Canada is a great maritime nation. Although ships and the sea have been part of its history for centuries, very little is known about the men and women who have worked in its coastal and lake fleets. Ships and Memories is a fascinating account of life at sea during the age of steam. In it, seafarers tell ther own stories and remember the good times as well as the bad, in peace and war and during the depression.

Eric Sager draws on interviews with master mariners, engineers, able seamen, cooks, stewards, and many others who worked aboard steamships from 1920 to 1950.

 

About the author

Eric W. Sager is a professor in the Department of History at the University of Victoria and author of Seafaring Labour: The Merchant Marine of Atlantic Canada, 1820–1914.
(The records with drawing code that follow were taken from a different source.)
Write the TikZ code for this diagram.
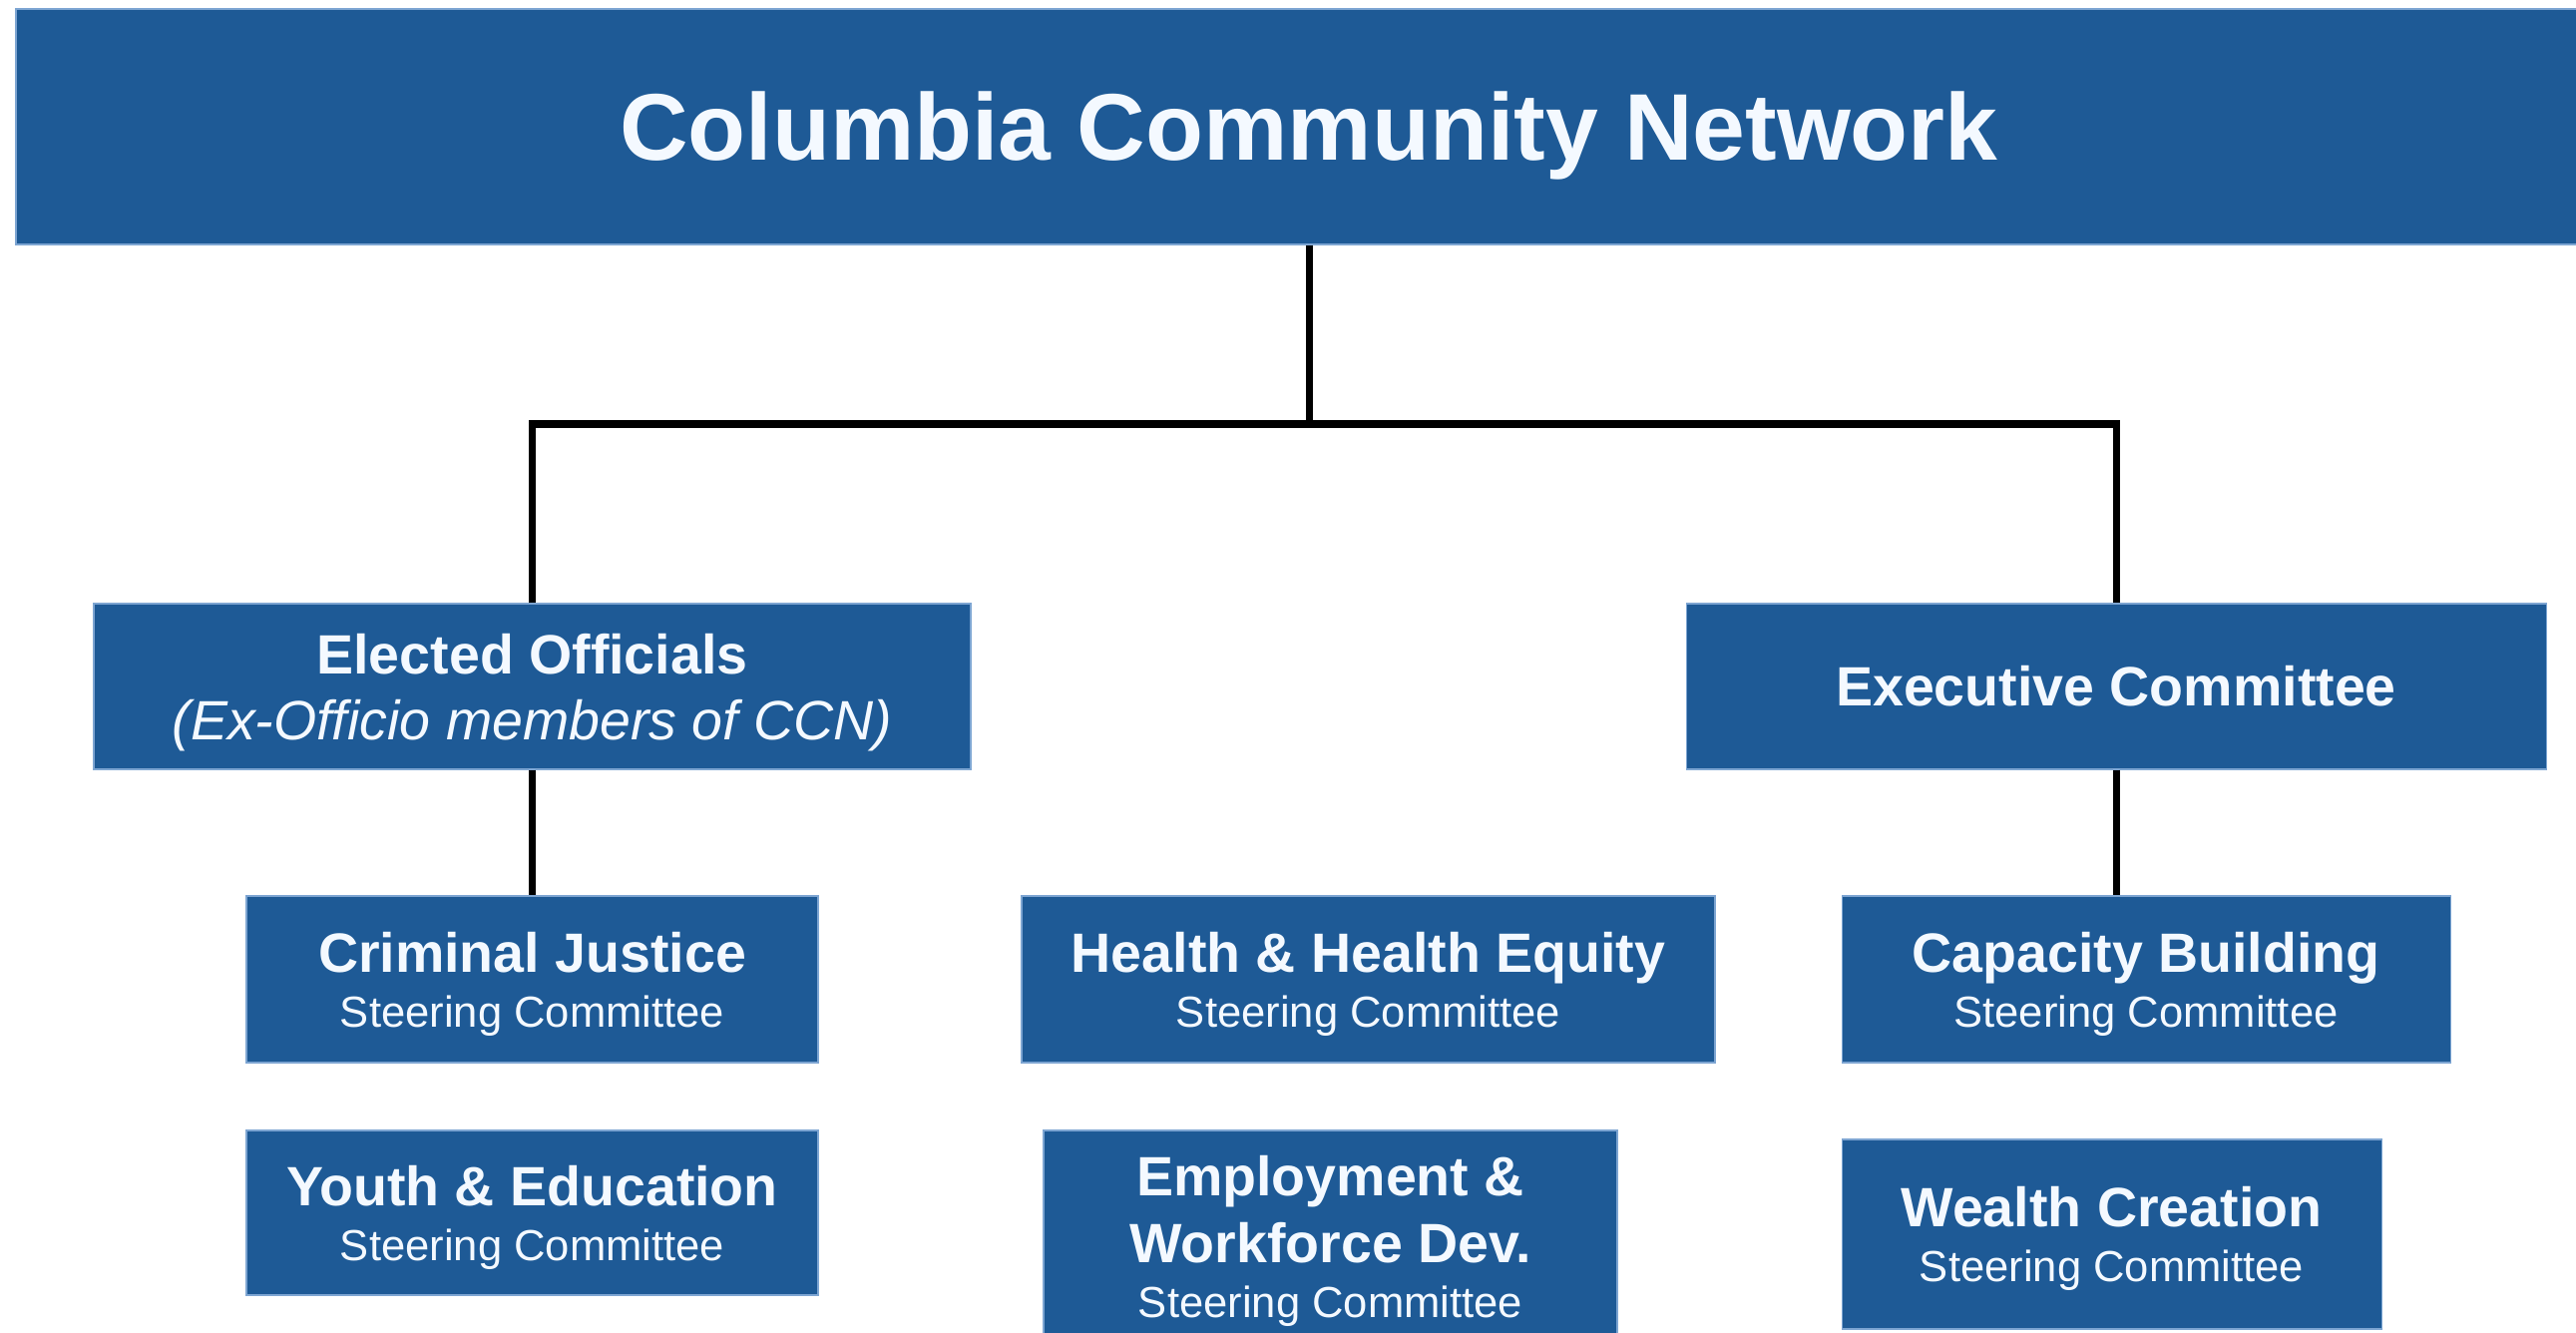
\documentclass[tikz,border=0pt]{standalone}
\usepackage{fontspec}
\setmainfont{Liberation Sans}
\definecolor{ccnblue}{RGB}{30,90,150}
\definecolor{ccnedge}{RGB}{125,165,210}
\definecolor{ccntext}{RGB}{244,249,255}
\newcommand{\steer}{\smash{\fontsize{12.4}{15.6}\selectfont\mdseries Steering Committee}}

\begin{document}
\begin{tikzpicture}[x=0.1mm, y=-0.1mm,
	banner/.style={fill=ccnblue, draw=ccnedge, line width=0.4pt, text=ccntext, inner sep=0pt,
		font=\fontsize{27}{30}\selectfont\bfseries, text height=19.3pt, text depth=0pt},
	unit/.style={fill=ccnblue, draw=ccnedge, line width=0.3pt, text=ccntext, inner sep=0pt,
		align=center, font=\fontsize{15.8}{15.6}\selectfont\bfseries},
	link/.style={line width=2pt}]
	\path[use as bounding box, fill=white] (0,0) rectangle (2582,1336);
	% top banner
	\node[banner, minimum width=259.2mm, minimum height=23.6mm] (ccn) at (1312,127) {Columbia Community Network};
	% second row
	\node[unit, minimum width=87.9mm, minimum height=16.6mm] (elected) at (533.5,688)
		{Elected Officials\\[3.2pt]\smash{\mdseries\itshape (Ex-Officio members of CCN)}};
	\node[unit, minimum width=86.2mm, minimum height=16.6mm] (exec) at (2121,688) {Executive Committee};
	% steering committees
	\node[unit, minimum width=57.3mm, minimum height=16.7mm] (criminal) at (533.5,981.5) {Criminal Justice\\\steer};
	\node[unit, minimum width=69.5mm, minimum height=16.7mm] (health) at (1371.5,981.5) {Health \& Health Equity\\\steer};
	\node[unit, minimum width=61.0mm, minimum height=16.7mm] (capacity) at (2151,981.5) {Capacity Building\\\steer};
	\node[unit, minimum width=57.3mm, minimum height=16.5mm] (youth) at (533.5,1215.5) {Youth \& Education\\\steer};
	\node[unit, minimum width=57.5mm, minimum height=21.3mm] (employment) at (1333.5,1239.5)
		{Employment \&\\[3.5pt]Workforce Dev.\\\steer};
	\node[unit, minimum width=54.1mm, minimum height=19.0mm] (wealth) at (2116.5,1237) {Wealth Creation\\\steer};
	% connectors
	\coordinate (bar) at (1312,425);
	\draw[link] (ccn.south) -- (bar);
	\draw[link] (elected.north) |- (bar) -| (exec.north);
	\draw[link] (elected.south) -- (criminal.north);
	\draw[link] (exec.south) -- (exec.south |- capacity.north);
\end{tikzpicture}
\end{document}
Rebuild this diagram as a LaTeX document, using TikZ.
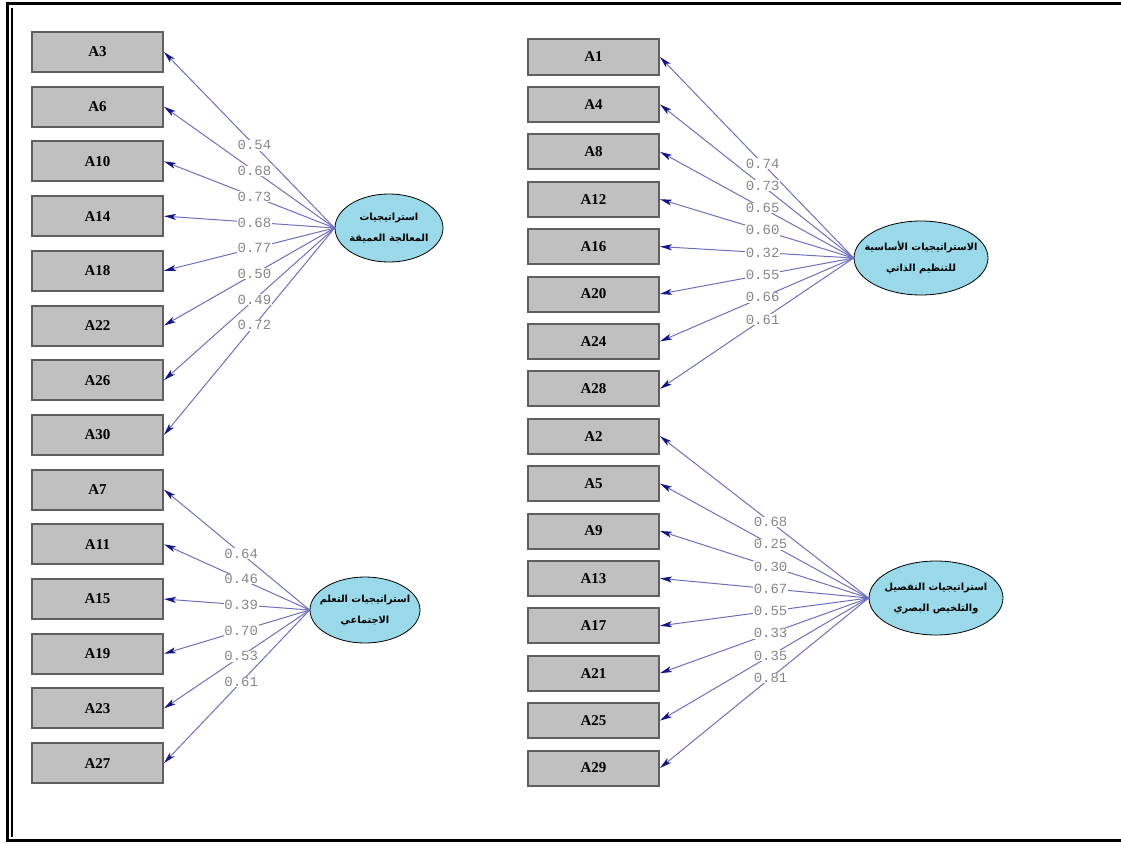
\documentclass[tikz,border=0pt]{standalone}
\usepackage{fontspec}
\setmainfont{Liberation Serif}
\newfontfamily\arabicfont[Script=Arabic]{DejaVu Sans}
\newfontfamily\monofont{Liberation Mono}
\TeXXeTstate=1
\usetikzlibrary{shapes.geometric,arrows.meta}

\definecolor{boxgray}{RGB}{192,192,192}
\definecolor{boxedge}{RGB}{95,95,95}
\definecolor{latentblue}{RGB}{153,217,234}
\definecolor{pathblue}{RGB}{110,110,190}
\definecolor{tipblue}{RGB}{20,20,135}
\definecolor{labgray}{RGB}{135,135,135}

\tikzset{
  ind/.style={rectangle, draw=boxedge, line width=2pt, fill=boxgray,
    minimum width=131pt, inner sep=0pt,
    font=\bfseries\fontsize{15}{17}\selectfont},
  indL/.style={ind, minimum height=40pt},
  indR/.style={ind, minimum height=35pt},
  lat/.style={ellipse, draw=black, line width=0.8pt, fill=latentblue,
    inner xsep=-30pt, inner ysep=-14pt, align=center,
    font=\arabicfont\bfseries\fontsize{9.8}{21}\selectfont},
  loading/.style={draw=pathblue, line width=1pt,
    -{Stealth[length=12pt,width=6pt,inset=3pt,color=tipblue]}},
  lab/.style={fill=white, inner sep=0.6pt, text=labgray,
    font=\monofont\fontsize{14}{14}\selectfont},
  frame/.style={draw=black, line cap=rect}
}

\begin{document}
\begin{tikzpicture}[x=1pt,y=-1pt]
\useasboundingbox (0,0) rectangle (1121,843);

% outer frame
\draw[frame, line width=3pt] (7,840) -- (7,4) -- (1121,4);
\draw[frame, line width=3pt] (7,840) -- (1121,840);
\draw[frame, line width=1.4pt] (12,9) -- (12,836);

% observed indicators, left column
\foreach \n/\i in {A3/0,A6/1,A10/2,A14/3,A18/4,A22/5,A26/6,A30/7,
                   A7/8,A11/9,A15/10,A19/11,A23/12,A27/13}
  \node[indL] (\n) at (97.5,{52+54.7*\i}) {\n};

% observed indicators, right column
\foreach \n/\i in {A1/0,A4/1,A8/2,A12/3,A16/4,A20/5,A24/6,A28/7,
                   A2/8,A5/9,A9/10,A13/11,A17/12,A21/13,A25/14,A29/15}
  \node[indR] (\n) at (593.5,{57+47.4*\i}) {\n};

% latent factors
\node[lat, minimum width=108pt, minimum height=68pt] (e1) at (389,228)
  {\beginR استراتيجيات\endR\\\beginR المعالجة العميقة\endR};
\node[lat, minimum width=134pt, minimum height=74pt] (e2) at (921,258)
  {\beginR الاستراتيجيات الأساسية\endR\\\beginR للتنظيم الذاتي\endR};
\node[lat, minimum width=110pt, minimum height=66pt] (e3) at (365,610)
  {\beginR استراتيجيات التعلم\endR\\\beginR الاجتماعي\endR};
\node[lat, minimum width=134pt, minimum height=74pt] (e4) at (936,598)
  {\beginR استراتيجيات التفصيل\endR\\\beginR والتلخيص البصري\endR};

\def\loadings{e1/A3/0.54, e1/A6/0.68, e1/A10/0.73, e1/A14/0.68,
  e1/A18/0.77, e1/A22/0.50, e1/A26/0.49, e1/A30/0.72,
  e2/A1/0.74, e2/A4/0.73, e2/A8/0.65, e2/A12/0.60,
  e2/A16/0.32, e2/A20/0.55, e2/A24/0.66, e2/A28/0.61,
  e3/A7/0.64, e3/A11/0.46, e3/A15/0.39, e3/A19/0.70,
  e3/A23/0.53, e3/A27/0.61,
  e4/A2/0.68, e4/A5/0.25, e4/A9/0.30, e4/A13/0.67,
  e4/A17/0.55, e4/A21/0.33, e4/A25/0.35, e4/A29/0.81}

% factor loadings: paths first, values on top
\foreach \e/\n/\v in \loadings
  \draw[loading] (\e.west) -- coordinate[pos=0.47] (v-\n) (\n.east);
\foreach \e/\n/\v in \loadings
  \node[lab] at (v-\n) {\v};
\end{tikzpicture}
\end{document}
Eric W. Sager's profile page

Editorial Reviews

Here is a book that provides a fascinating, detailed and authoritative account of Canada's merchant marine, coupled with memorable years told by seafarers who served in these ships during the three decades from 1920 to 1950 when the Age of Steam witnessed the final demise of sail and the advent of diesel-driven merchant ships ... a worthy and genuine documentation of the oral history of a bygone era.

Left History

The design of this book will do much to attract a working-class readership as much as it will academics. Lavish use of illustrations and boldfaced type of quotes from the seafarers' own words set this book apart from the often monotonous presentations of more pedantic efforts. Ships and Memories may be brief in content, but it is not superficial in intent. The purpose of this book is not to give readers a dry study of workers in the shipping industry, but rather to set a new course by encouraging seafarers and other workers to value, and build on, the memories of their own experiences.

The Northern Mariner

Ships and Memories reads beautifully. Sager has deftly woven together these reminiscenses into a narrative that with human passion and energy documents the historic course of Canadian merchant shipping over a 40-year period.  As one of the seafarers put it: readers shun "dry fact, one fact after another" (p. 8); history needs "anecdotes, and interesting happenings to make it readable" (p. 9). Ships and Memories does this admirably.